Le 17 janvier 2014, Barack Obama a annoncé une série de mesures afin de réformer la NSA. Pensez-vous que qu’elles aillent dans le bon sens ?
Barack Obama a fait un travail magistral consistant à mettre en lumière les inquiétudes de la population dans le domaine. Je respecte l’homme. Mais si on lui accorde le bénéfice du doute, en estimant que son administration n’utilise pas les outils de surveillance au profit du jeu politique, qui peut dire qu’une autre administration ne le fera pas ? Le problème avec les réformes d’Obama c’est que rien n’est fait pour limiter l’exposition à ce genre d’abus dans le futur. La surveillance devrait être difficile à appliquer à la fois légalement et techniquement. Mais la plupart du temps, le gouvernement opère sans que personne ne soit au courant. L’incident égyptien le montre bien (la NSA a collecté en 2008 par erreur un grand nombre d’appels téléphonique en provenance de Washington après avoir interverti l’indicatif de la capitale américaine [202] avec celui de l’Égypte [20] – ndlr) : ils ont commencé à enregistrer nos appels par erreur sans qu’aucune compagnie téléphonique ne soit au courant et puisse s’insurger contre cela.
Sentez-vous le public concerné par ces questions ?
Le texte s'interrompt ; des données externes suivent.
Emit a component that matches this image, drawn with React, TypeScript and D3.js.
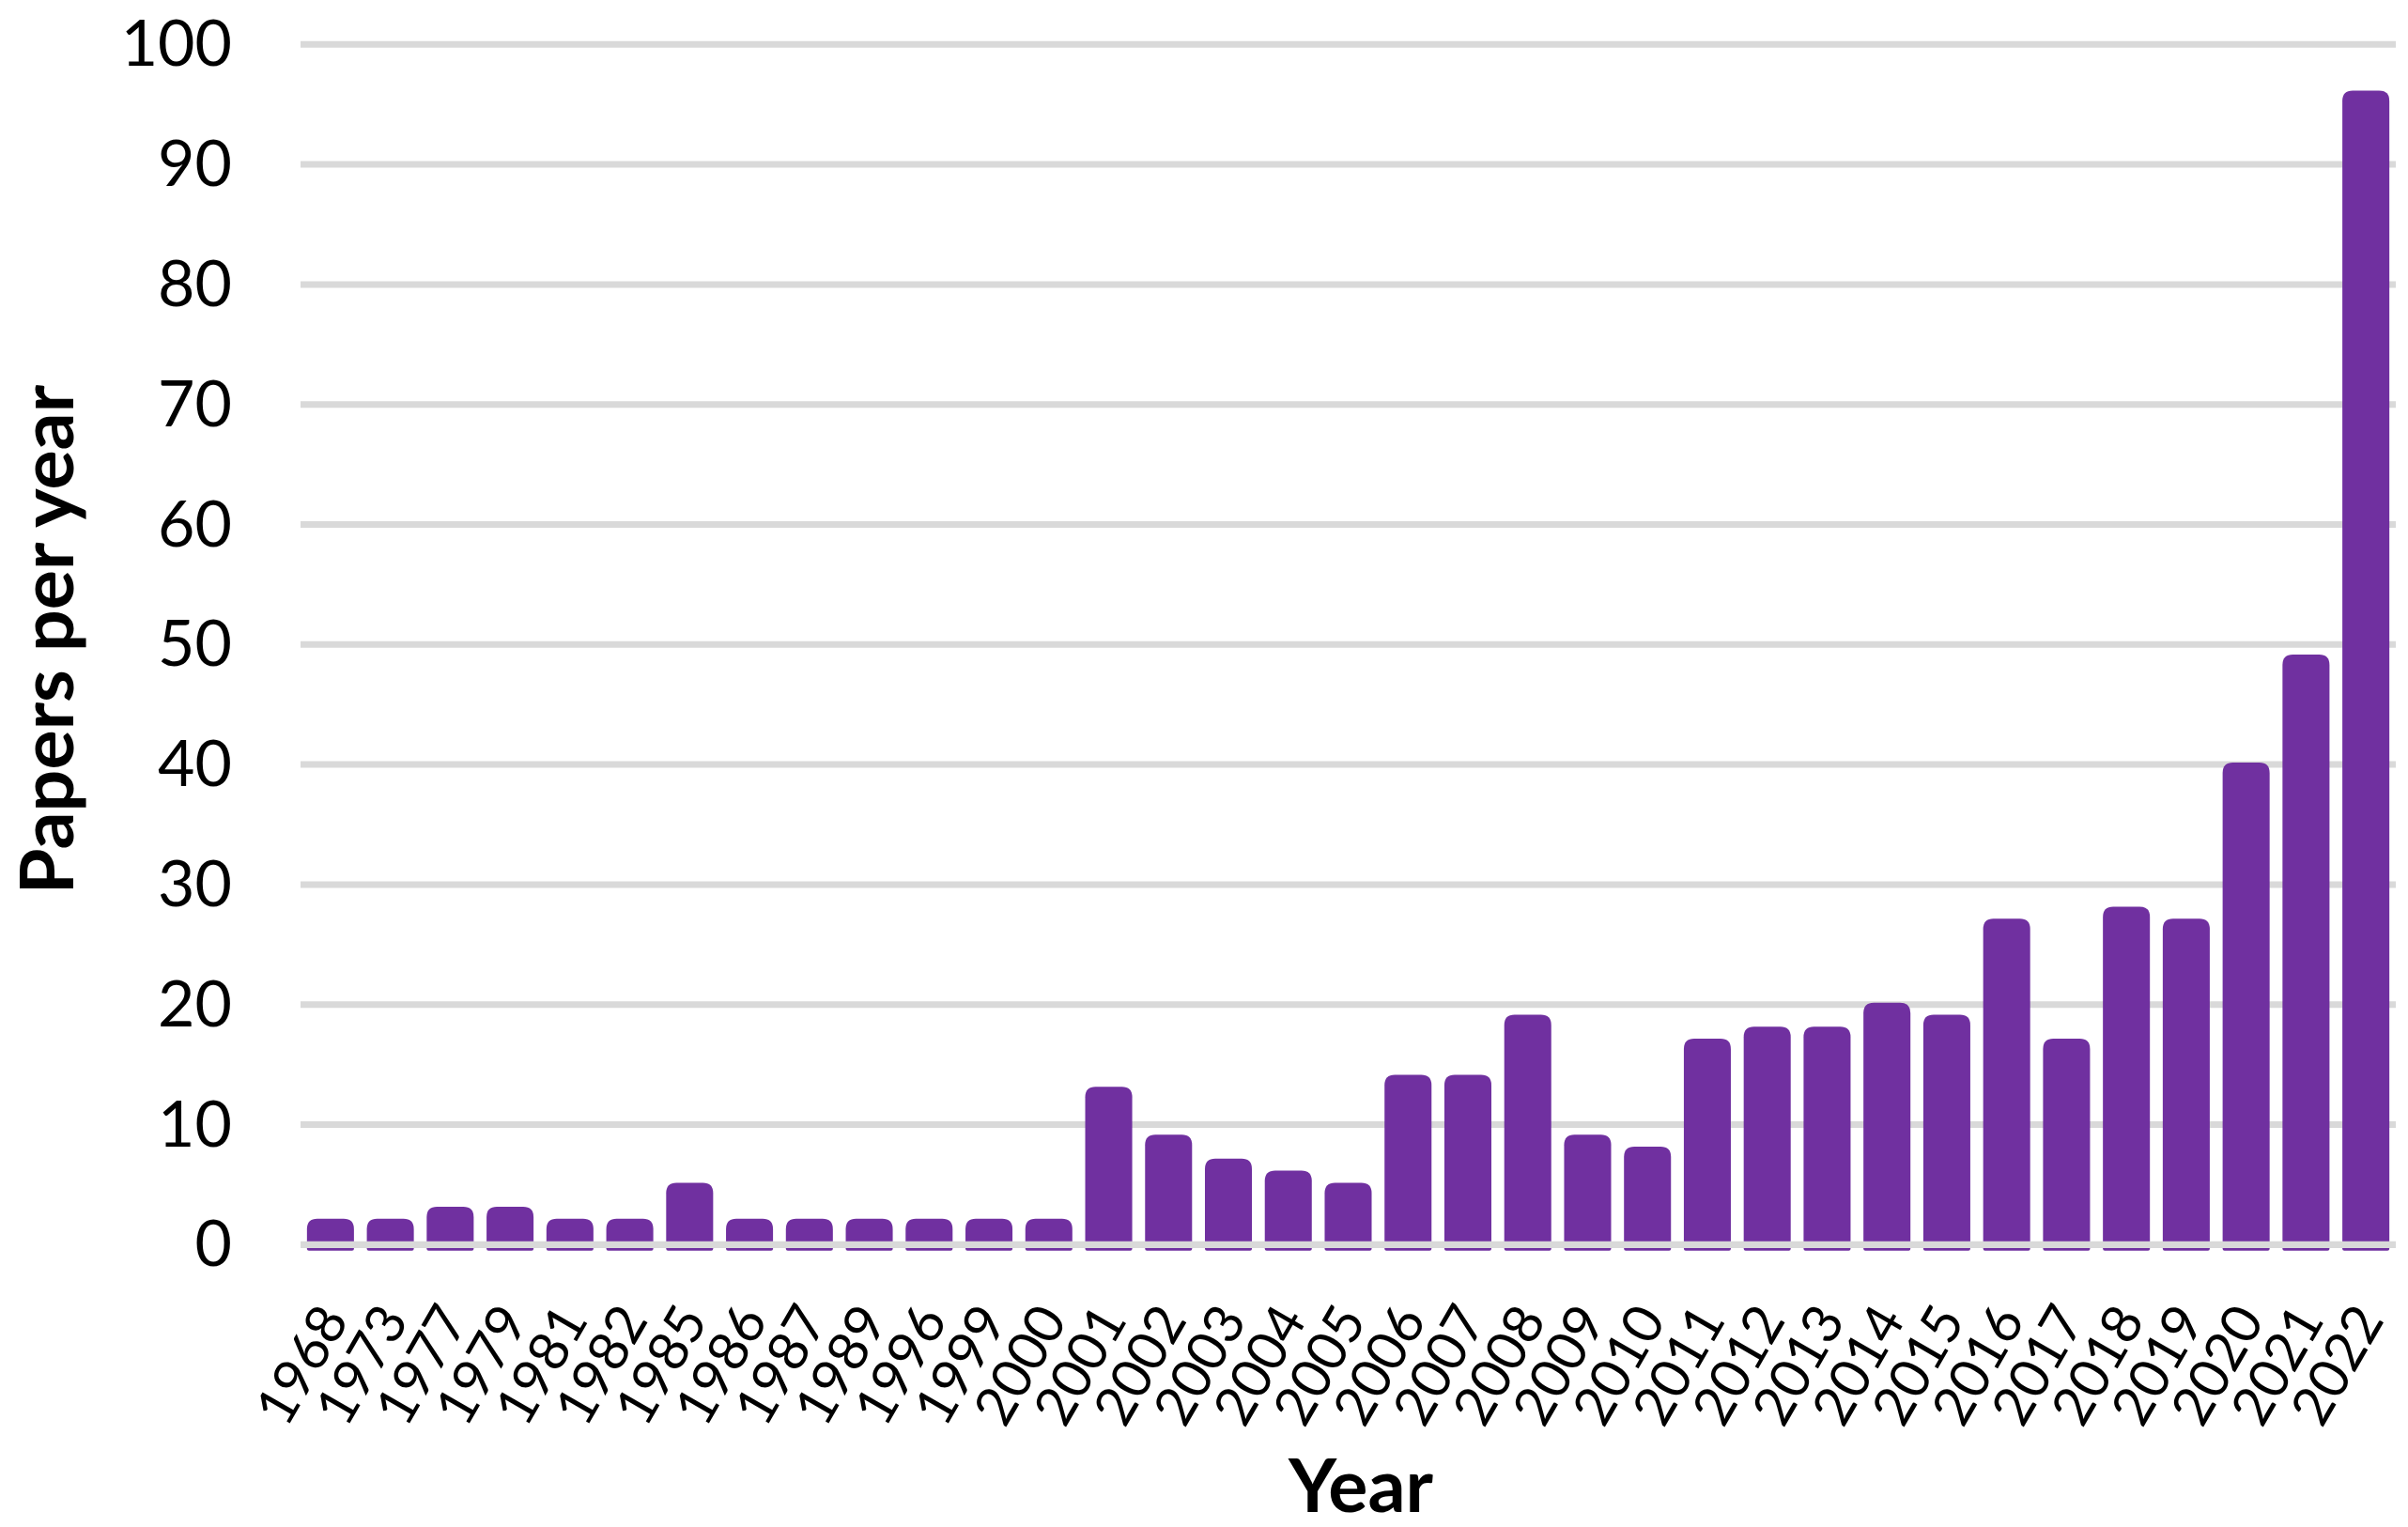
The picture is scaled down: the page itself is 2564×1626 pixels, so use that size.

Je pense que les gens sont divisés et je pense que les jeunes générations sont plus intéressées : ils passent la plupart de leur vie en ligne. Ils comprennent à quel point il est facile de récolter les informations de quelqu’un. Si on regarde du côté de l’Allemagne ou de la Russie, les citoyens appréhendent, du fait de leur histoire, le danger que représente un gouvernement sans transparence.
Quant à la France, nous leur avons emprunté l’idée selon laquelle “les peuples ne devraient pas craindre leur gouvernement, mais que c’est le gouvernement qui devrait craindre le peuple” (la citation est attribuée à Thomas Jefferson, 3e président – très francophile – des Etats-Unis). L’idée est que le gouvernement accroît son autorité en obtenant le consentement du peuple. Mais comment peuvent-ils obtenir un quelconque consentement si nous ne savons même pas ce qui se passe ?
Considérez-vous faire partie de la nébuleuse des lanceurs d’alerte comme Edward Snowden, Chelsea Manning ou Julien Assange?
Il est clair que je ne suis pas un lanceur d’alerte. Si Snowden n’avait pas choisi Lavabit comme service de messagerie, je n’aurais pas été autant concerné par le problème. En réalité, je me sens plus proche de Phil Zimmerman (pionnier du cryptage sur Internet avec qui il lance Dark Mail Alliance – ndlr). Il a été comme moi menacé d’arrestation, juste pour avoir donné au peuple les outils pour protéger leurs données. Ce qui lui est arrivé dans les années 90 et ses efforts pour rendre accessible le cryptage à tous me touchent particulièrement. Nous ne dévoilons rien. Au mieux, nous fournissons les outils nécessaires aux lanceurs d’alertes, à la démocratie.